Issue (i): Whether the Uttar Pradesh Tax on Entry of Goods into Local Areas Act, 2007 was beyond the legislative competence of the State Legislature, including on the grounds that Entry 52 of List II conferred power only on local bodies, that cantonment areas were excluded, that the entire State was treated as one local area, and that the fund mechanism offended Article 266 of the Constitution of India.
Analysis: Entry 52 of List II was held to confer a legislative field on the State Legislature and not merely a power of local bodies to levy octroi. The inclusion of cantonment areas did not trench upon the Union field under Entry 3 of List I, because the levy operated on entry of goods into a local area and did not interfere with cantonment administration. The definition of local area did not treat the entire State as one local area, and the collection and appropriation of the levy to a separate fund did not alter the taxable event. The fund mechanism was also held not to violate Article 266, since the validity of the levy is not defeated by the manner in which its proceeds are utilized.
Conclusion: The challenge to legislative competence and to the fund mechanism failed and was rejected.
Issue (ii): Whether the provisions relating to rebate, exemption and differential treatment under the Act, and the notifications issued thereunder, were discriminatory or violative of Article 14 and Article 304(a) of the Constitution of India.

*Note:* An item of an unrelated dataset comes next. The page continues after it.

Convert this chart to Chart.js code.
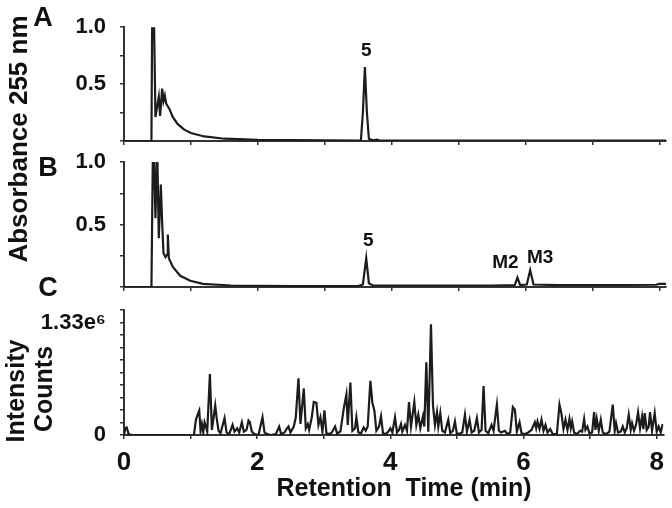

Analysis: The levy was found to be non-discriminatory because the charging provision applied uniformly to imported and locally sourced goods. Rebate and exemption were treated as policy tools intended to equalise fiscal burden and promote parity, not as hostile discrimination. The Court held that mere differentiation is not discrimination, and that Article 304(a) is violated only where there is intentional and unfavourable bias against imported goods. On the facts, the challenged rebate and exemption measures did not establish such bias.
Conclusion: The discrimination challenge was rejected and the provisions were upheld.
Issue (iii): Whether entry tax could be levied on crude oil directly imported from foreign countries and transported to Mathura Refinery, and whether the customs regime or the doctrine of unbroken package barred such levy.
Analysis: The taxable event under the State law was entry of goods into a local area for consumption, use or sale, which was distinct from the customs taxable event of import. Once the imported crude oil crossed the customs barrier and entered the local area where the refinery was situated, the liability to entry tax arose. The customs warehousing facility was only facilitative and did not postpone or negate the State levy. The doctrine of unbroken package was held not to protect imported goods from a non-discriminatory State tax once they entered the local area.
Conclusion: Entry tax was held leviable on the imported crude oil and the challenge was rejected.
Issue (iv): Whether proviso (iv) to Section 2(h) of the Act, prescribing wholesale price in the local area as the value of goods in specified cases, was invalid.
Analysis: The provision was treated as a valuation rule for cases where the actual purchase price was not ascertainable, not verifiable, or where no actual sale took place, such as stock transfers. The legislature was competent to adopt wholesale price in the local area as a reasonable and objective measure for quantification of tax in those contingencies. The provision had a nexus with the charging event and did not alter the nature of the levy.
Conclusion: Proviso (iv) to Section 2(h) was upheld.
Issue (v): Whether Section 12 of the Act, providing for realization of tax through the manufacturer, was ultra vires as an advance collection mechanism.
Analysis: Section 12 was held to be a machinery provision intended to facilitate collection and prevent evasion. It did not shift the taxable event or the incidence of liability from the dealer to the manufacturer. The provision was also rendered largely academic by the repeal of the Act, though the Court still found no constitutional infirmity in it.
Conclusion: Section 12 was upheld and the challenge failed.
Final Conclusion: The Act and the challenged notifications were sustained, and the petitions were dismissed with no relief to the petitioners.